## MATERIAL
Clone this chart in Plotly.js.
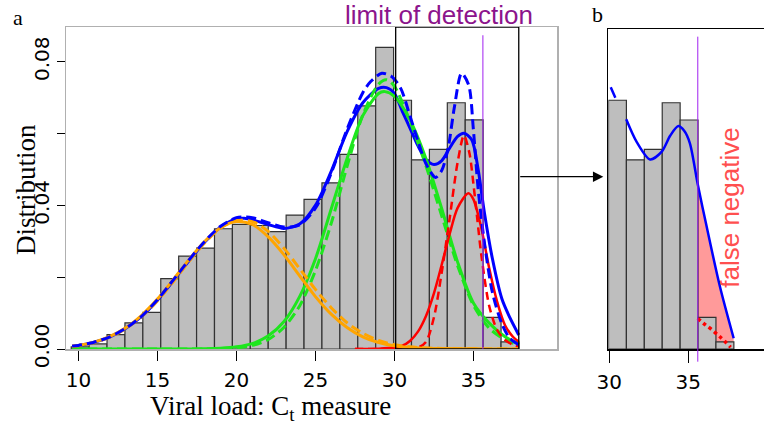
<!DOCTYPE html>
<html><head><meta charset="utf-8">
<script src="https://cdn.plot.ly/plotly-3.0.1.min.js"></script>
<style>html,body{margin:0;padding:0;background:#fff;}#chart{width:764px;height:424px;}</style>
</head><body><div id="chart"></div>
<script>
// ---------- data ----------
const binStart = 9.545, binWidth = 1.1335;
const density = [0.0006,0.0014,0.0040,0.0073,0.0102,0.0196,0.0259,0.0281,0.0335,0.0347,0.0344,0.0327,0.0373,0.0417,0.0463,0.0542,0.0677,0.0840,0.0693,0.0527,0.0556,0.0686,0.0638,0.0088,0.0020];
const xTicks = [10,15,20,25,30,35];
const yTicks = [0,0.02,0.04,0.06,0.08];
const yTickText = ['0.00','','0.04','','0.08'];
const bTicks = [30,35];
const LOD = 35.6;              // limit of detection
const zoomLo = 30.08, zoomHi = 37.87;

const orangeX = [9.6,10,11,12,13,14,15,16,17,18,19,20,21,22,23,24,25,26,27,28,29,30,31,32,34,36,37.87];
const orangeSolid = [.0008,.00097,.0019,.0035,.0059,.0094,.0139,.0193,.0249,.0300,.0338,.0355,.0347,.0313,.0263,.0204,.0146,.0097,.0060,.0034,.0018,.0009,.0004,.0002,.0001,0,0];
const orangeDash = [.0008,.00093,.0018,.0033,.0057,.0090,.0134,.0187,.0244,.0296,.0337,.0358,.0355,.0328,.0281,.0224,.0166,.0115,.0073,.0044,.0024,.0012,.0006,.0003,.0001,0,0];

const greenX = [9.6,12,15,17,18,19,20,21,22,23,24,25,26,27,28,29,29.4,30,31,32,33,34,35,36,37,37.87];
const greenSolid = [0,0,0,.00002,.00006,.0002,.0006,.0015,.0036,.0076,.0146,.0251,.0390,.0530,.0650,.0712,.0717,.0704,.0637,.0530,.0390,.0242,.0128,.0072,.0034,.0014];
const greenDX = [9.6,12,15,17,18,19,20,21,22,23,24,25,26,27,28,29,29.5,30,31,32,33,34,35,36,37,37.87];
const greenDash = [0,0,0,0,.00002,.0001,.0003,.0010,.0026,.0060,.0120,.0218,.0350,.0508,.0652,.0738,.0750,.0732,.0632,.0510,.0370,.0232,.0122,.0058,.0026,.0011];

const redX = [27.5,29,30,30.5,31,31.5,32,32.5,33,33.5,34,34.68,35,35.5,36,36.5,37,37.5,37.87];
const redSolid = [0,.0001,.0004,.0009,.0023,.0049,.0092,.0155,.0236,.0321,.0393,.0434,.0417,.0337,.0225,.0132,.0066,.0034,.0020];
const redDX = [27.5,30,31,31.5,32,32.5,33,33.5,34,34.4,34.75,35,35.25,35.5,36,36.5,37,37.5,37.87];
const redDash = [0,0,.0001,.0004,.0020,.0088,.0215,.0365,.0520,.0595,.0545,.0460,.0360,.0262,.0120,.0053,.0025,.0012,.0007];

const blueX = [9.6,10,11,12,13,14,15,16,17,18,19,20,20.5,21,22,23,24,25,26,27,28,29,29.5,30,30.5,31,31.5,32,32.5,33,33.5,34,34.4,34.9,35.3,35.7,36.2,36.8,37.3,37.87];
const blueSolid = [.0008,.0010,.0019,.0034,.0058,.0091,.0136,.0190,.0246,.0298,.0340,.0362,.0364,.0360,.0347,.0336,.0348,.0400,.0495,.0605,.0686,.0726,.0728,.0712,.0662,.0614,.0565,.0528,.0514,.0525,.0560,.0592,.0601,.0582,.0500,.0378,.0252,.0140,.0088,.0039];
const blueDX = [9.6,10,11,12,13,14,15,16,17,18,19,20,20.5,21,22,23,24,25,26,27,28,28.5,29.2,29.8,30.4,31,31.5,32,32.6,33,33.4,33.8,34.25,34.7,35,35.3,35.7,36.2,36.8,37.3,37.87];
const blueDash = [.0008,.0010,.0019,.0034,.0058,.0091,.0137,.0192,.0248,.0300,.0342,.0366,.0368,.0366,.0352,.0340,.0346,.0392,.0490,.0612,.0714,.0745,.0768,.0760,.0726,.0647,.0578,.0516,.0478,.0498,.0560,.0675,.0768,.0735,.0610,.0445,.0295,.0158,.0070,.0030,.0012];

// panel b curve (null = hidden behind first bar)
const bCurveX = [30.09,30.38,null,31.07,31.73,32.58,33.32,33.85,34.37,34.75,35.1,35.6,36.16,37.0,37.87];
const bCurveY = [.0729,.0700,null,.0640,.0577,.0528,.0550,.0594,.0621,.0607,.0573,.0458,.0341,.0174,.0030];
const fnDotX = [35.6,36.0,36.37,37.0,37.68];
const fnDotY = [.0085,.0070,.0058,.0034,.0005];

// ---------- traces ----------
const centers = density.map((_, i) => binStart + (i + 0.5) * binWidth);
const barStyle = {color:'#bebebe', line:{color:'#333333', width:1.2}};
function curve(x, y, color, dash, w, xa, ya){
  return {type:'scatter', mode:'lines', x:x, y:y, xaxis:xa||'x', yaxis:ya||'y', cliponaxis:false,
    line:{color:color, width:w||3, dash:dash||'solid', shape:'spline', smoothing:0.8}, hoverinfo:'skip'};
}
const D = '10px,5px';
const traces = [
  {type:'bar', x:centers, y:density, width:binWidth, marker:barStyle, xaxis:'x', yaxis:'y', hoverinfo:'skip'},
  curve(blueX, blueSolid, '#0000ff', 'solid', 3),
  curve(greenX, greenSolid, '#1ee61e', 'solid', 3),
  curve(greenDX, greenDash, '#1ee61e', D, 3),
  curve(redX, redSolid, '#ff0000', 'solid', 2.5),
  curve(redDX, redDash, '#ff0000', '8px,5px', 2.5),
  curve(orangeX, orangeSolid, '#ffa500', 'solid', 3),
  curve(orangeX, orangeDash, '#ffa500', D, 3),
  curve(blueDX, blueDash, '#0000ff', D, 3)
];
// panel b: pink false-negative area (base subplot, below bars)
const fx = [], fy = [];
bCurveX.forEach((v, i) => { if (v !== null && v >= LOD) { fx.push(v); fy.push(bCurveY[i]); } });
traces.push({type:'scatter', mode:'none', x:fx, y:fy, fill:'tozeroy', fillcolor:'#ff9a9a',
  line:{shape:'spline', smoothing:0.8, width:0}, xaxis:'x2', yaxis:'y2', hoverinfo:'skip'});
// panel b bars on overlay axes
const bIdx = centers.map((c, i) => i).filter(i => centers[i] > 29.9);
traces.push({type:'bar', x:bIdx.map(i => centers[i]), y:bIdx.map(i => density[i]), width:binWidth,
  marker:barStyle, xaxis:'x3', yaxis:'y3', cliponaxis:false, hoverinfo:'skip'});
traces.push({type:'scatter', mode:'lines', x:fnDotX, y:fnDotY, xaxis:'x3', yaxis:'y3', cliponaxis:false,
  line:{color:'#ff0000', width:3.5, dash:'dot', shape:'spline'}, hoverinfo:'skip'});
traces.push(Object.assign(curve(bCurveX, bCurveY, '#0000ff', 'solid', 2.5, 'x3', 'y3'), {connectgaps:false}));

// ---------- layout ----------
const tickFont = {family:'DejaVu Sans', size:20, color:'#000'};
const serif = 'Liberation Serif';
const yTopA = 0.0897, bDomTop = 0.99286;
function label(x, y, text, font, angle){
  return {xref:'paper', yref:'paper', x:x, y:y, xanchor:'center', yanchor:'middle', text:text,
    showarrow:false, font:font, textangle:angle||0};
}
const layout = {
  width:764, height:424, margin:{l:66, r:0, t:27, b:75},
  paper_bgcolor:'#fff', plot_bgcolor:'rgba(0,0,0,0)', showlegend:false, bargap:0, barmode:'overlay',
  xaxis:{domain:[0,0.70344], range:[9.215,40.29], tickvals:xTicks, ticks:'outside', ticklen:10, tickwidth:1,
    tickcolor:'#000', showline:true, linecolor:'#b0b0b0', linewidth:1.5, mirror:true, showgrid:false,
    zeroline:false, tickfont:tickFont, ticklabelstandoff:2, anchor:'y'},
  yaxis:{domain:[0,1], range:[0,yTopA], tickvals:yTicks, ticktext:yTickText, tickangle:-90, ticks:'outside',
    ticklen:8, tickwidth:1, tickcolor:'#000', showline:true, linecolor:'#b0b0b0', linewidth:1.5, mirror:true,
    showgrid:false, zeroline:false, tickfont:tickFont, anchor:'x'},
  xaxis2:{domain:[0.7771,1], range:[29.943,39.79], tickvals:bTicks, ticks:'outside', ticklen:12, tickwidth:1,
    tickcolor:'#000', showline:true, linecolor:'#000', linewidth:1.5, mirror:true, showgrid:false,
    zeroline:false, tickfont:tickFont, ticklabelstandoff:2, anchor:'y2', layer:'below traces'},
  yaxis2:{domain:[0,bDomTop], range:[0,yTopA*bDomTop], showline:true, linecolor:'#000', linewidth:1.2,
    showticklabels:false, ticks:'', showgrid:false, zeroline:false, anchor:'x2', layer:'below traces'},
  xaxis3:{overlaying:'x2', range:[29.943,39.79], visible:false, anchor:'y3'},
  yaxis3:{overlaying:'y2', range:[0,yTopA*bDomTop], visible:false, anchor:'x3'},
  shapes:[
    {type:'rect', xref:'x', yref:'y', x0:zoomLo, x1:zoomHi, y0:0, y1:yTopA, line:{color:'#000', width:1.3}, layer:'above'},
    {type:'line', xref:'x', yref:'y', x0:LOD, x1:LOD, y0:0, y1:0.0874, line:{color:'#a020f0', width:1}},
    {type:'line', xref:'x2', yref:'paper', x0:LOD, x1:LOD, y0:-0.0394, y1:0.970, line:{color:'#a020f0', width:1}}
  ],
  annotations:[
    label(-0.0688, 1.028, 'a', {family:serif, size:22, color:'#000'}),
    label(0.762, 1.040, 'b', {family:serif, size:22, color:'#000'}),
    label(0.534, 1.038, 'limit of detection', {family:'Liberation Sans', size:26, color:'#8c148c'}),
    label(0.951, 0.438, 'false negative', {family:'Liberation Sans', size:26, color:'#ff4f4f'}, -90),
    label(0.2923, -0.183, 'Viral load: C<sub>t</sub> measure', {family:serif, size:27, color:'#000'}),
    label(-0.0573, 0.494, 'Distribution', {family:serif, size:27, color:'#000'}, -90),
    {xref:'paper', yref:'paper', x:0.7698, y:0.5351, ax:-84.6, ay:0, text:'', showarrow:true,
      arrowhead:2, arrowsize:1.6, arrowwidth:1.3, arrowcolor:'#000', standoff:0}
  ]
};
Plotly.newPlot('chart', traces, layout, {staticPlot:true, displayModeBar:false});
</script></body></html>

## TASK GOAL
Copy nothing but the lines from the first one in the listing through the line with "const zoomLo = 30.08, zoomHi = 37.87;", and omit the pictures.

## ANSWER TO THE EXERCISE
Clone this chart in Plotly.js.
<!DOCTYPE html>
<html><head><meta charset="utf-8">
<script src="https://cdn.plot.ly/plotly-3.0.1.min.js"></script>
<style>html,body{margin:0;padding:0;background:#fff;}#chart{width:764px;height:424px;}</style>
</head><body><div id="chart"></div>
<script>
// ---------- data ----------
const binStart = 9.545, binWidth = 1.1335;
const density = [0.0006,0.0014,0.0040,0.0073,0.0102,0.0196,0.0259,0.0281,0.0335,0.0347,0.0344,0.0327,0.0373,0.0417,0.0463,0.0542,0.0677,0.0840,0.0693,0.0527,0.0556,0.0686,0.0638,0.0088,0.0020];
const xTicks = [10,15,20,25,30,35];
const yTicks = [0,0.02,0.04,0.06,0.08];
const yTickText = ['0.00','','0.04','','0.08'];
const bTicks = [30,35];
const LOD = 35.6;              // limit of detection
const zoomLo = 30.08, zoomHi = 37.87;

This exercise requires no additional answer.